→ SOURCE EXCERPT

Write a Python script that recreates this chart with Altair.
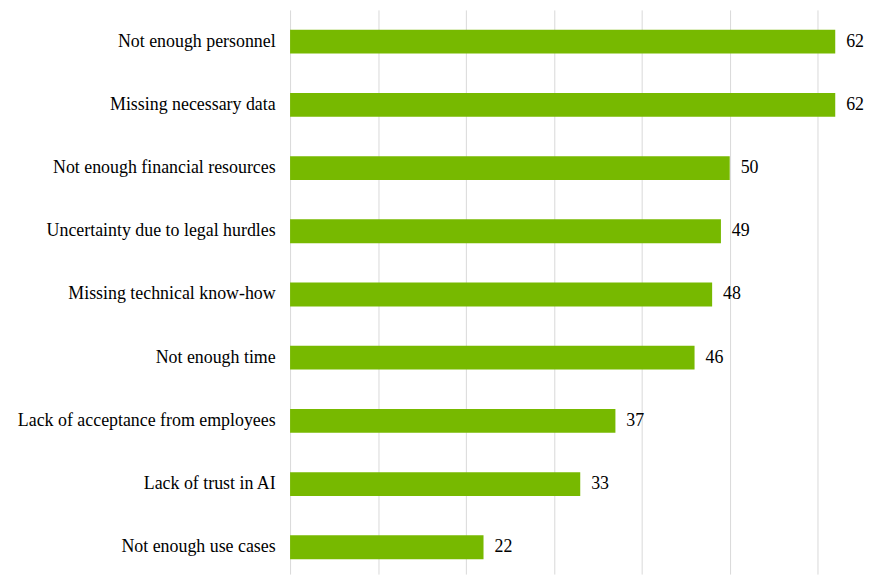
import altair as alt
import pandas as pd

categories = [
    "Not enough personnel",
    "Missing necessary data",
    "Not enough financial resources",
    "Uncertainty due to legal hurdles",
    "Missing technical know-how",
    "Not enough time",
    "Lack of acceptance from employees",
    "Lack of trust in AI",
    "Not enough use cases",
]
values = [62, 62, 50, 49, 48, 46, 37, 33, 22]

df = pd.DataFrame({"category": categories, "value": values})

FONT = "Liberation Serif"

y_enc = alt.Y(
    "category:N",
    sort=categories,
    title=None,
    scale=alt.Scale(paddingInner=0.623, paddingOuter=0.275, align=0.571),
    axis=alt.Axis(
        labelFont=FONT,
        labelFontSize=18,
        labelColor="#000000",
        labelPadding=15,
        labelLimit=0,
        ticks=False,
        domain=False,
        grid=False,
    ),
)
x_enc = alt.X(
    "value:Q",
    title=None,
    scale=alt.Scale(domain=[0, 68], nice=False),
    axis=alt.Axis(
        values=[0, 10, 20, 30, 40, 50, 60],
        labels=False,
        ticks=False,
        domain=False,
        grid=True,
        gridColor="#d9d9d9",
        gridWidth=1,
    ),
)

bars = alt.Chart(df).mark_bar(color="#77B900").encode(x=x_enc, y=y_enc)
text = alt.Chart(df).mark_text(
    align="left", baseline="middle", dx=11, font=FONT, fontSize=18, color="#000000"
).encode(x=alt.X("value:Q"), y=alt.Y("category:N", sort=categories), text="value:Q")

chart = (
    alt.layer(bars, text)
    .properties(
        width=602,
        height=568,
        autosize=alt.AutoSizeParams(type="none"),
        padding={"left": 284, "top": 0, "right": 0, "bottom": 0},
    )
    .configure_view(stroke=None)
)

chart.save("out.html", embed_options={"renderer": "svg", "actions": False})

→ EXERCISE PROMPT
Repeat only what lies between the start of the data and the end of the line containing "import pandas as pd", exactly, with pictures left out.

→ SOLUTION BELOW
Write a Python script that recreates this chart with Altair.
import altair as alt
import pandas as pd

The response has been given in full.